On Mon, Nov 27, 2017 at 4:07 PM, smaug <sm...@welho.com> wrote:

> On 11/28/2017 12:53 AM, Jeff Gilbert wrote:
>
>> ranged-for issues are the same as those for doing manual iteration,
>>
> It is not, in case you iterate using
> for (i = 0; i < foo.length(); ++i)
> And that is the case which has been often converted to ranged-for, with
> bad results.
>
> And auto makes code reading harder. It hides important information like
> lifetime management.
> It happens easily with auto that one doesn't even start to think whether
> nsCOMPtr/RefPtr should be used there.
>

This statement seems perhaps a touch to universalist; it may be the case
that it makes it harder for *you* to read, but I find it makes it easier
for me to read.

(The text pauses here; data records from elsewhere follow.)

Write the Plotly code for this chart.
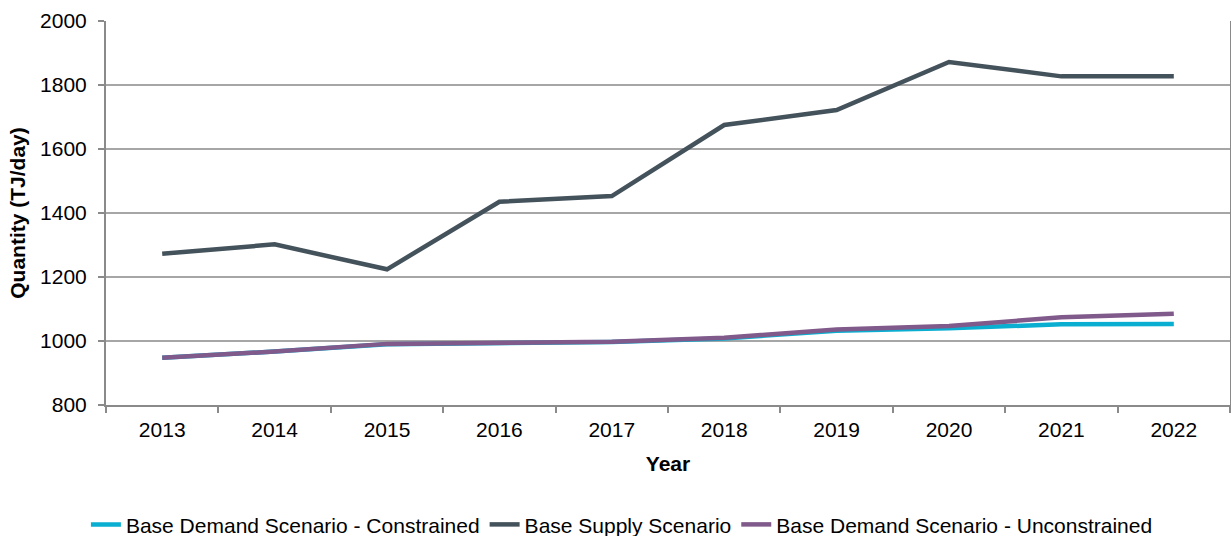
import plotly.graph_objects as go

# values (TJ/day)
years = ['2013', '2014', '2015', '2016', '2017', '2018', '2019', '2020', '2021', '2022']
demand_constrained = [948, 967, 990, 995, 997, 1008, 1032, 1040, 1052, 1053]
supply = [1273, 1302, 1224, 1435, 1453, 1675, 1722, 1872, 1827, 1827]
demand_unconstrained = [948, 967, 991, 996, 998, 1010, 1036, 1047, 1074, 1085]

font_family = 'Liberation Sans, Arial, sans-serif'
axis_grey = '#8a8a8a'


def main():
  fig = go.Figure()
  fig.add_trace(go.Scatter(
      x=years, y=demand_constrained, mode='lines',
      name='Base Demand Scenario - Constrained',
      line=dict(color='#0aaed0', width=4.5),
  ))
  fig.add_trace(go.Scatter(
      x=years, y=supply, mode='lines',
      name='Base Supply Scenario',
      line=dict(color='#44525c', width=4.5),
  ))
  fig.add_trace(go.Scatter(
      x=years, y=demand_unconstrained, mode='lines',
      name='Base Demand Scenario - Unconstrained',
      line=dict(color='#805a8a', width=4.5),
  ))

  fig.update_layout(
    width=1231,
    height=536,
    margin=dict(l=106, r=1, t=21, b=131),
    paper_bgcolor='white',
    plot_bgcolor='white',
    font=dict(family=font_family, size=21, color='black'),
    showlegend=True,
    # legend placed against the whole figure so it doesn't push the margins
    legend=dict(
      orientation='h', xref='paper', x=0.459, xanchor='center',
      yref='container', y=0.021, yanchor='middle',
      font=dict(size=21), tracegroupgap=0, itemwidth=30,
    ),
  )
  fig.update_xaxes(
    type='category',
    range=[-0.5, 9.5],
    tickson='boundaries',
    ticks='outside', ticklen=6, tickcolor=axis_grey, tickwidth=2,
    showline=True, linecolor=axis_grey, linewidth=2,
    showgrid=False,
    automargin=False,
    ticklabelstandoff=5,
    tickfont=dict(size=21),
    title=dict(text='<b>Year</b>', font=dict(size=21), standoff=16),
  )
  fig.update_yaxes(
    range=[800, 2000],
    dtick=200,
    ticks='outside', ticklen=6, tickcolor=axis_grey, tickwidth=2,
    showline=True, linecolor=axis_grey, linewidth=2, mirror=True,
    showgrid=True, gridcolor='#a6a6a6', gridwidth=1.5,
    zeroline=False,
    automargin=False,
    ticklabelstandoff=7,
    tickfont=dict(size=21),
    title=dict(text='<b>Quantity (TJ/day)</b>', font=dict(size=21), standoff=9),
  )

  # drop the default body margin so the figure fills the window exactly
  fig.write_html('out.html', config={'displayModeBar': False},
                 post_script="document.body.style.margin='0';")


if __name__ == '__main__':
  main()
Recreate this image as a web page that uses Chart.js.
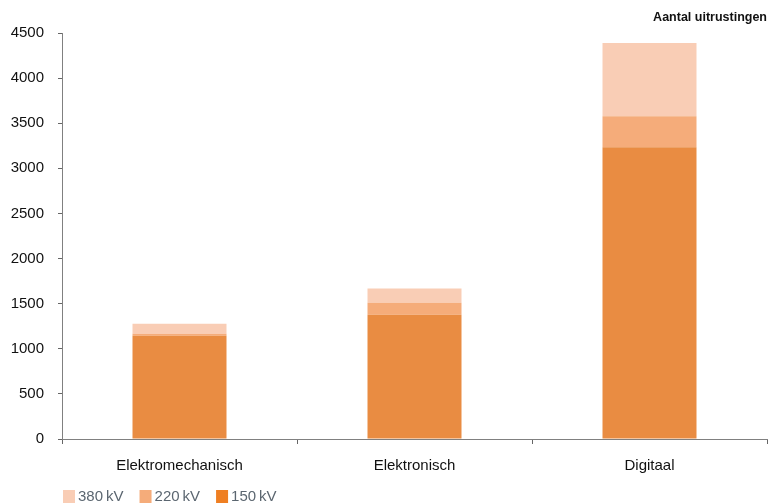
<!DOCTYPE html>
<html>
<head>
<meta charset="utf-8">
<script src="https://cdn.jsdelivr.net/npm/chart.js@4/dist/chart.umd.min.js"></script>
<style>
  html, body { margin: 0; padding: 0; background: #fff; }
  #wrap { width: 769px; height: 504px; position: relative; }
</style>
</head>
<body>
<div id="wrap"><canvas id="chart"></canvas></div>
<script>
// installaties per technologie, gestapeld per spanningsniveau
const categories = ['Elektromechanisch', 'Elektronisch', 'Digitaal'];
const kv150 = [1145, 1378, 3233];
const kv220 = [22, 133, 345];
const kv380 = [111, 156, 811];
const yTicks = [0, 500, 1000, 1500, 2000, 2500, 3000, 3500, 4000, 4500];

const FONT = "'Liberation Sans Narrow', 'Arial Narrow', 'Liberation Sans', sans-serif";
const dotted = '#808080';
const legendFills = ['#f9cdb5', '#f5ac7a', '#ef7f22'];

// legende linksonder, onder de as
const bottomLegend = {
  id: 'bottomLegend',
  afterDraw(chart) {
    const c = chart.ctx;
    const y = 490;
    let x = chart.chartArea.left + 1;
    c.save();
    c.font = '15px ' + FONT;
    c.textBaseline = 'middle';
    chart.data.datasets.forEach((ds, i) => {
      c.fillStyle = legendFills[i];
      c.fillRect(x, y, 12, 13);
      x += 15;
      c.fillStyle = '#5b6670';
      c.fillText(ds.label, x, y + 7);
      x += c.measureText(ds.label).width + 16;
    });
    c.restore();
  }
};

const ctx = document.getElementById('chart').getContext('2d');
new Chart(ctx, {
  type: 'bar',
  data: {
    labels: categories,
    datasets: [
      { label: '380\u2009kV', data: kv380, backgroundColor: '#f9cdb5', order: 3 },
      { label: '220\u2009kV', data: kv220, backgroundColor: '#f5ac7a', order: 2 },
      { label: '150\u2009kV', data: kv150, backgroundColor: '#e98c42', order: 1 }
    ]
  },
  plugins: [bottomLegend],
  options: {
    responsive: true,
    maintainAspectRatio: false,
    animation: false,
    datasets: { bar: { categoryPercentage: 0.4, barPercentage: 1, borderWidth: 0 } },
    layout: { padding: { left: 0, right: 2, top: 0, bottom: 16 } },
    plugins: {
      title: {
        display: true,
        text: 'Aantal uitrustingen',
        align: 'end',
        color: '#111',
        font: { family: FONT, size: 12.5, weight: 'bold' },
        padding: { top: 10, bottom: 8 }
      },
      legend: { display: false },
      tooltip: { enabled: false }
    },
    scales: {
      x: {
        stacked: true,
        border: { display: true, color: dotted, dash: [1, 2], width: 1 },
        grid: { display: true, offset: true, drawOnChartArea: false, drawTicks: true, tickLength: 5, color: '#666' },
        ticks: { color: '#111', font: { family: FONT, size: 15 }, padding: 13 }
      },
      y: {
        stacked: true,
        min: 0,
        max: 4500,
        afterBuildTicks(scale) { scale.ticks = yTicks.map(v => ({ value: v })); },
        afterFit(scale) { scale.width = 62; },
        border: { display: true, color: dotted, dash: [1, 2], width: 1 },
        grid: { display: true, drawOnChartArea: false, drawTicks: true, tickLength: 4, color: '#666' },
        ticks: {
          color: '#111',
          font: { family: FONT, size: 15 },
          padding: 14,
          callback: v => String(v)
        }
      }
    }
  }
});
</script>
</body>
</html>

I also don't think it's a coincidence that it's a common
feature of modern languages (Rust and Go, to name just two), so I suspect
I'm not alone in thinking auto is a good thing.

As for the lifetime question, can you elaborate on the scenario you are
concerned about. Is it something like:

T *foo() {
   return new T();
}

void bar() {
   auto t = foo();
}

Where you think that t should be assigned to a smart pointer? (Obviously,
there are ways for this to cause UAF as well, though this one is a leak).